Vous voyez, Anik, vous n’êtes pas la seule gestionnaire à avoir la sensation de vivre un enfer au quotidien!
Maintenant, comment peut-on envisager de corriger le tir? Voici ce que suggèrent les gestionnaires interrogés par McKinsey:
– 30% d’entre eux aimeraient jouir de davantage d’autonomie, notamment dans la prise de décision;
– 29%, avoir des responsabilités accrues, notamment dans l’attribution des dossiers;
– 28%, avoir la possibilité d’être reconnus par l’entremise d’un bonus ou d’une augmentation salariale;
– 26%, avoir la possibilité d’être reconnus par l’entremise d’une promotion;
– 22%, avoir la possibilité de suivre un programme de formation (leadership, management, etc.);
– 18%, avoir la possibilité d’être reconnus par l’entremise d’un événement interne soulignant les bons coups des uns et des autres;
– 4%, avoir la possibilité d’être reconnus par l’entremise d’un prix (place de concert, souper à un bon restaurant, etc.).
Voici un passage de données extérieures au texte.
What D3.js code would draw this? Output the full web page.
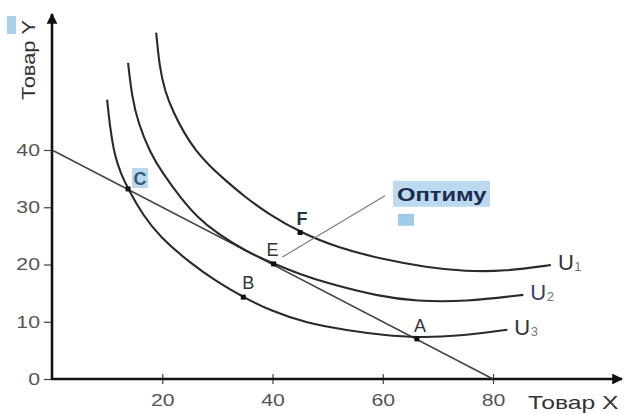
<!DOCTYPE html>
<html><head><meta charset="utf-8">
<script src="https://cdn.jsdelivr.net/npm/d3@7"></script>
<style>body{margin:0;background:#fff}svg{display:block}</style>
</head><body>
<svg id="c" width="625" height="414"></svg>
<script>
// ---- data ----
const xTicks = [20, 40, 60, 80];
const yTicks = [0, 10, 20, 30, 40];
const budgetLine = [[0, 40], [80, 0]];
const curveU1 = [[18.9, 60.5], [19.5, 54.5], [20.5, 50.2], [22, 46.6], [24, 42.9], [26, 40.0], [28.5, 37.3], [31, 35.1], [35, 31.8], [39, 29.0], [45, 25.6], [52, 22.9], [60, 20.9], [68, 19.5], [75, 18.8], [82, 18.8], [90.5, 19.9]];
const curveU2 = [[13.8, 55.2], [14.5, 49.3], [15.6, 44.8], [17.8, 39.5], [20.1, 35.9], [23.2, 31.8], [26.3, 28.3], [30, 25.4], [35, 22.4], [40, 20.2], [45, 18.3], [50, 16.7], [59.5, 14.4], [66, 13.6], [75, 13.5], [85.5, 14.7]];
const curveU3 = [[10, 48.8], [10.5, 44.1], [11.4, 38.8], [12.5, 35.9], [13.8, 33.2], [16.5, 28.6], [19.6, 24.8], [25, 20.3], [29.9, 17.0], [34.7, 14.3], [39.7, 11.9], [46, 9.8], [54.1, 8.4], [60, 7.7], [66.2, 7.2], [74, 7.5], [82.6, 8.6]];
const curveNames = ["U", "U", "U"];
const curveSubs = ["1", "2", "3"];
const pointNames = ["C", "B", "E", "F", "A"];
const pointX = [13.8, 34.7, 40.2, 45, 66.2];
const pointY = [33.2, 14.3, 20.1, 25.6, 7.0];
const leaderLine = [[41.8, 21.3], [60.4, 32.0]];
const optimumText = "Оптиму";
const xTitle = "Товар X";
const yTitle = "Товар Y";

// ---- drawing ----
const svg = d3.select("#c");
const x = d3.scaleLinear().domain([0, 80]).range([52, 493]);
const y = d3.scaleLinear().domain([0, 40]).range([379, 150]);
const FONT = "'Liberation Sans', Arial, sans-serif";

function stretch(sel, f) {
  sel.each(function () {
    const w = this.getComputedTextLength();
    d3.select(this).attr("textLength", w * f).attr("lengthAdjust", "spacingAndGlyphs");
  });
}

const defs = svg.append("defs");
defs.append("marker").attr("id", "arr").attr("viewBox", "0 0 10 10")
  .attr("refX", 9).attr("refY", 5).attr("markerWidth", 4.2).attr("markerHeight", 4.2)
  .attr("markerUnits", "strokeWidth").attr("orient", "auto")
  .append("path").attr("d", "M0,0 L10,5 L0,10 Z").attr("fill", "#111");

// Y axis
const yAxis = svg.append("g").attr("transform", "translate(52,0)")
  .call(d3.axisLeft(y).tickValues(yTicks).tickSize(8).tickPadding(5).tickFormat(d3.format("d")));
yAxis.select(".domain").remove();
yAxis.selectAll("line").attr("stroke", "#444").attr("stroke-width", 1.2);
yAxis.selectAll("text").attr("font-family", FONT).attr("font-size", 17).attr("fill", "#555")
  .attr("x", -12).call(stretch, 1.25);

// X axis
const xAxis = svg.append("g").attr("transform", "translate(0,379)")
  .call(d3.axisBottom(x).tickValues(xTicks).tickSize(5).tickPadding(10).tickFormat(d3.format("d")));
xAxis.select(".domain").remove();
xAxis.selectAll("line").attr("y1", -5).attr("stroke", "#444").attr("stroke-width", 1.2);
xAxis.selectAll("text").attr("font-family", FONT).attr("font-size", 17).attr("fill", "#555")
  .call(stretch, 1.25);

// axis lines with arrows
svg.append("line").attr("x1", 52).attr("y1", 380).attr("x2", 52).attr("y2", 14)
  .attr("stroke", "#111").attr("stroke-width", 2.6).attr("marker-end", "url(#arr)");
svg.append("line").attr("x1", 51).attr("y1", 379).attr("x2", 622).attr("y2", 379)
  .attr("stroke", "#111").attr("stroke-width", 2.6).attr("marker-end", "url(#arr)");

// budget line
const lineGen = d3.line().x(d => x(d[0])).y(d => y(d[1]));
svg.append("path").attr("d", lineGen(budgetLine)).attr("fill", "none")
  .attr("stroke", "#444").attr("stroke-width", 1.5);

// indifference curves
const curveGen = d3.line().x(d => x(d[0])).y(d => y(d[1])).curve(d3.curveBasis);
const curves = [curveU1, curveU2, curveU3];
curves.forEach((c, i) => {
  svg.append("path").attr("d", curveGen(c)).attr("fill", "none")
    .attr("stroke", "#2a2a2a").attr("stroke-width", 2.1);
  const end = c[c.length - 1];
  const ex = x(end[0]) + 7, ey = y(end[1]) + 5;
  const t = svg.append("text").attr("x", ex).attr("y", ey).text(curveNames[i])
    .attr("font-family", FONT).attr("font-size", 22)
    .attr("fill", i === 1 ? "#3a3a66" : "#333");
  const w = t.node().getComputedTextLength();
  svg.append("text").attr("x", ex + w + 0.5).attr("y", ey + 1).text(curveSubs[i])
    .attr("font-family", FONT).attr("font-size", 13).attr("fill", "#777");
});

// leader line
svg.append("path").attr("d", lineGen(leaderLine)).attr("fill", "none")
  .attr("stroke", "#777").attr("stroke-width", 1.1);

// points
const labelOff = { C: [12, -4], B: [5, -8], E: [-1, -8], F: [2, -7], A: [3, -7] };
pointNames.forEach((n, i) => {
  const px = x(pointX[i]), py = y(pointY[i]);
  svg.append("rect").attr("x", px - 2.5).attr("y", py - 2.5).attr("width", 5).attr("height", 5)
    .attr("fill", "#111");
  const o = labelOff[n];
  if (n === "C") {
    svg.append("rect").attr("x", px + o[0] - 8).attr("y", py + o[1] - 17).attr("width", 16).attr("height", 20)
      .attr("fill", "#b9d8ec");
  }
  svg.append("text").attr("x", px + o[0]).attr("y", py + o[1]).text(n)
    .attr("text-anchor", "middle").attr("font-family", FONT).attr("font-size", 18)
    .attr("font-weight", (n === "C" || n === "F") ? "bold" : "normal")
    .attr("fill", n === "C" ? "#2d5a80" : (n === "F" ? "#1f3550" : "#333"));
});

// optimum label
const le = leaderLine[1];
const ox = x(le[0]) + 8, oy = y(le[1]) - 15;
svg.append("rect").attr("x", ox).attr("y", oy).attr("width", 97).attr("height", 26).attr("fill", "#bcd9ee");
svg.append("text").attr("x", ox + 4).attr("y", oy + 20).text(optimumText)
  .attr("font-family", FONT).attr("font-size", 18).attr("font-weight", "bold").attr("fill", "#1b2c4e")
  .call(stretch, 1.32);
svg.append("rect").attr("x", ox + 5).attr("y", oy + 33).attr("width", 16).attr("height", 12).attr("fill", "#9ecbe7");

// axis titles
svg.append("text").attr("x", 528).attr("y", 409).text(xTitle)
  .attr("font-family", FONT).attr("font-size", 19).attr("fill", "#333").call(stretch, 1.3);
svg.append("rect").attr("x", 7).attr("y", 16).attr("width", 9).attr("height", 18).attr("fill", "#a9d0ea");
const yt = svg.append("text").attr("transform", "translate(35,100) rotate(-90)").text(yTitle)
  .attr("font-family", FONT).attr("font-size", 19).attr("fill", "#333");
yt.call(stretch, 1.15);
</script>
</body></html>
Quant aux experts de McKinsey, ils recommandent à toute haute direction digne de ce nom d’agir à l’aide de trois leviers:
– Accorder plus de temps pour agir en coach. Car les gestionnaires peuvent apporter une vraie plus-value en comprenant, conseillant et soutenant les membres de leur équipe.
– Alléger les tâches administratives. Car la bureaucratie est pour eux comme un boulet qu’il leur faut traîner de peine et de misère.
– Offrir des incitatifs personnalisés. Car les gestionnaires manquent cruellement de reconnaissance, semble-t-il.
Voilà, Anik. Votre quotidien peut changer, pour le mieux, ça va de soi. Voilà pourquoi je vous invite à faire lire cette chronique à la haute direction de votre organisation. Qui sait? Cela pourrait amener certains de ses membres à méditer sur la réalité de la vie de gestionnaire, et par suite à mettre en place différentes mesures visant à vous aider à rendre votre travail à la fois plus agréable et plus efficace.
En passant, le tragique grec Euripide a dit dans «Oreste»: «Le changement est toujours agréable».